OpEd by DANIAL ROCHFORD
The Destination Management Plans just released are our key road maps to the future. In Central Australia they are broken into three documents: Barkly, Lasseter and Alice and MacDonnells.
The DMPs were developed after a robust consultation process led by Tourism Northern Territory and supported through agencies like Tourism Central Australia, local Governments and other key stakeholders.
In fact, the Central Australian Tourism Summit that TCA hosted in August was pivotal in generating ideas from the tourism industry that linked into the final DMPs.
The important decision we need to make as a region, our fork in the road moment, is either do nothing and hope for change.
Alternatively we can work together under a plan to be proactive around driving change and new results to see tourism grow again.
The DMP gives us that plan and now it is up to us collectively to work together to see these projects implemented.
We are pleased that the two big ticket projects we see as critical in driving tourism in Central Australia are in this plan, these being the National Aboriginal Art Gallery and the Mereenie Loop.
Both of these projects were also recognised in the recently released Territory Economic Reconstruction Commission’s final report. They are core to the long-term vision.

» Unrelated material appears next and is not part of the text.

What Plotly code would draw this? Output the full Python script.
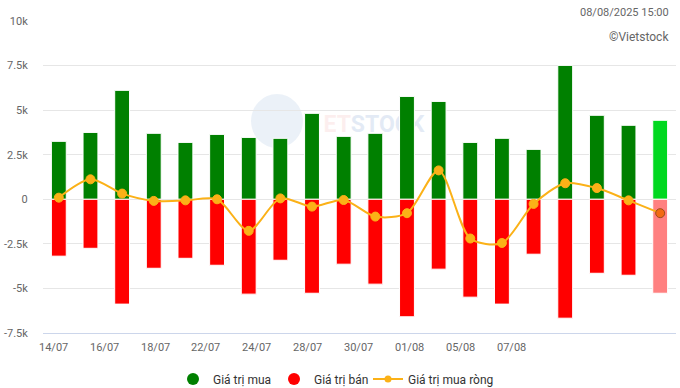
import plotly.graph_objects as go

dates = ["14/07", "15/07", "16/07", "17/07", "18/07", "21/07", "22/07", "23/07", "24/07", "25/07",
         "28/07", "29/07", "30/07", "31/07", "01/08", "04/08", "05/08", "06/08", "07/08", "08/08"]
buy_values = [3250, 3750, 6110, 3700, 3190, 3640, 3470, 3420, 4820, 3530,
              3700, 5770, 5490, 3190, 3420, 2800, 7510, 4710, 4150, 4430]
sell_values = [-3190, -2750, -5880, -3870, -3310, -3700, -5320, -3420, -5270, -3640,
               -4760, -6590, -3920, -5490, -5880, -3080, -6670, -4150, -4260, -5270]
net_values = [90, 1120, 320, -90, -60, 0, -1770, 50, -410, -40,
              -970, -780, 1620, -2200, -2450, -260, 900, 630, -60, -780]
x_tick_labels = ["14/07", "16/07", "18/07", "22/07", "24/07", "28/07", "30/07", "01/08", "05/08", "07/08"]
y_tick_values = [-7500, -5000, -2500, 0, 2500, 5000, 7500, 10000]
y_tick_labels = ["-7.5k", "-5k", "-2.5k", "0", "2.5k", "5k", "7.5k", "10k"]

FONT = "Roboto"
GREEN, GREEN_LAST = "#008000", "#00d81f"
RED, RED_LAST = "#ff0000", "#ff8080"
NET = "#fbb117"

n = len(dates)
buy_colors = [GREEN] * (n - 1) + [GREEN_LAST]
sell_colors = [RED] * (n - 1) + [RED_LAST]
net_colors = [NET] * (n - 1) + ["#f26a12"]
net_line_colors = [NET] * (n - 1) + ["#9a4a1a"]

fig = go.Figure()
fig.add_trace(go.Bar(x=dates, y=buy_values, marker=dict(color=buy_colors, line=dict(color="white", width=1)),
                     showlegend=False, hoverinfo="y"))
fig.add_trace(go.Bar(x=dates, y=sell_values, marker=dict(color=sell_colors, line=dict(color="white", width=1)),
                     showlegend=False, hoverinfo="y"))
fig.add_trace(go.Scatter(x=dates, y=net_values, mode="lines+markers",
                         line=dict(color=NET, width=2, shape="spline", smoothing=0.8),
                         marker=dict(size=9, color=net_colors, line=dict(color=net_line_colors, width=1)),
                         showlegend=False))

# legend entries (no visible marks: y is empty)
fig.add_trace(go.Scatter(x=[dates[0]], y=[None], mode="markers", name="Giá trị mua",
                         marker=dict(size=12, color=GREEN, symbol="circle"), legend="legend"))
fig.add_trace(go.Scatter(x=[dates[0]], y=[None], mode="markers", name="Giá trị bán",
                         marker=dict(size=12, color=RED, symbol="circle"), legend="legend"))
fig.add_trace(go.Scatter(x=[dates[0]], y=[None], mode="lines+markers", name="Giá trị mua ròng",
                         line=dict(color=NET, width=2), marker=dict(size=7, color=NET), legend="legend2"))

W, H = 680, 388
L, R, T, B = 43, 4, 21, 55
pw = W - L - R
ph = H - T - B


def px(X):
    return (X - L) / pw


def py(Y):
    return (H - B - Y) / ph


annotations = []
label_start_px = 53.3
label_step_px = 50.9
for k, lab in enumerate(x_tick_labels):
    annotations.append(dict(text=lab, xref="paper", yref="paper",
                            x=px(label_start_px + k * label_step_px), y=py(347),
                            xanchor="center", yanchor="middle", showarrow=False,
                            font=dict(family=FONT, size=11, color="#666666")))
annotations.append(dict(text="08/08/2025 15:00", xref="paper", yref="paper", x=px(671), y=py(12),
                        xanchor="right", yanchor="middle", showarrow=False,
                        font=dict(family=FONT, size=11, color="#666666")))
annotations.append(dict(text="©Vietstock", xref="paper", yref="paper", x=px(671), y=py(37),
                        xanchor="right", yanchor="middle", showarrow=False,
                        font=dict(family=FONT, size=12, color="#666666")))

shapes = [
    dict(type="circle", xref="paper", yref="paper",
         x0=px(251), x1=px(303), y0=py(148), y1=py(94),
         fillcolor="rgba(205,220,238,0.4)", line=dict(width=0), layer="below"),
    dict(type="rect", xref="paper", yref="paper",
         x0=px(316), x1=px(432), y0=py(132), y1=py(113),
         fillcolor="rgba(0,0,0,0)", line=dict(width=0), layer="below",
         label=dict(text="<b><span style='color:rgba(245,190,190,0.5)'>ET</span>STOCK</b>",
                    font=dict(family=FONT, size=23, color="rgba(200,214,235,0.5)"))),
]

fig.update_layout(
    width=W, height=H,
    margin=dict(l=L, r=R, t=T, b=B, autoexpand=False),
    paper_bgcolor="white", plot_bgcolor="rgba(0,0,0,0)",
    barmode="relative", bargap=0.53,
    font=dict(family=FONT, color="#333333"),
    xaxis=dict(type="category", range=[-0.5, n - 0.5], showticklabels=False, showgrid=False, showline=True,
               linecolor="#ccd6eb", linewidth=1, ticks="", fixedrange=True),
    yaxis=dict(range=[-7500, 10000], tickvals=y_tick_values, ticktext=y_tick_labels,
               showgrid=True, gridcolor="#e6e6e6", gridwidth=1, zeroline=False,
               ticks="outside", ticklen=12, tickcolor="rgba(0,0,0,0)",
               tickfont=dict(family=FONT, size=11, color="#666666")),
    legend=dict(orientation="h", x=px(173), xanchor="left", y=py(379), yanchor="middle",
                font=dict(family=FONT, size=12, color="#333333"), itemwidth=30,
                entrywidth=56, entrywidthmode="pixels", bgcolor="rgba(0,0,0,0)"),
    legend2=dict(orientation="h", x=px(368), xanchor="left", y=py(379), yanchor="middle",
                 font=dict(family=FONT, size=12, color="#333333"), itemwidth=30,
                 bgcolor="rgba(0,0,0,0)"),
    annotations=annotations,
    shapes=shapes,
    showlegend=True,
)

fig.write_html("out.html", config={"displayModeBar": False},
               post_script="document.body.style.margin='0px';")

I can certainly see a day when someone flies into Alice Springs, visits the National Aboriginal Art Gallery and the many other great attractions in Alice Springs, then gets in their car or tour bus to goes through the West Macs and visits an array of indigenous owned tourism experiences and accommodation for a day or two.
Then it’s on to King’s Canyon culminating in a visit to Uluru.
This will not only re-connect Uluru back with Alice Springs, but it will ensure we see greater regional dispersal and visitor expenditure right across the wider region.
It is easy to focus on this big picture, but the DMP also identifies a raft of other key projects.
One that TCA is particularly keen on is to see the growth of the Education Tourism market.
As a region we have already a lot of operators who provide great experiences in this space, but there is a huge room for growth.
As a region we should own this market. New experiences, an investment in more accommodation and combining forces to market Central Australia together will be critical.
The DMP also recognises the importance of the private sector investing in tourism.
It is not all back to the Government to be making these changes. That said, it is important that Government and the private sector work together to take advantage of opportunities.
I know there would be natural cynicism around “another plan” being developed for the region.
I go back to my earlier comments that if we do nothing, we should expect the same result, but if we only see 10% of the DMP delivered we will see a major shift forward for our region.
Tourism is a jobs factory for any economy and now more than ever we need to get behind the industry to make some of these projects come to fruition.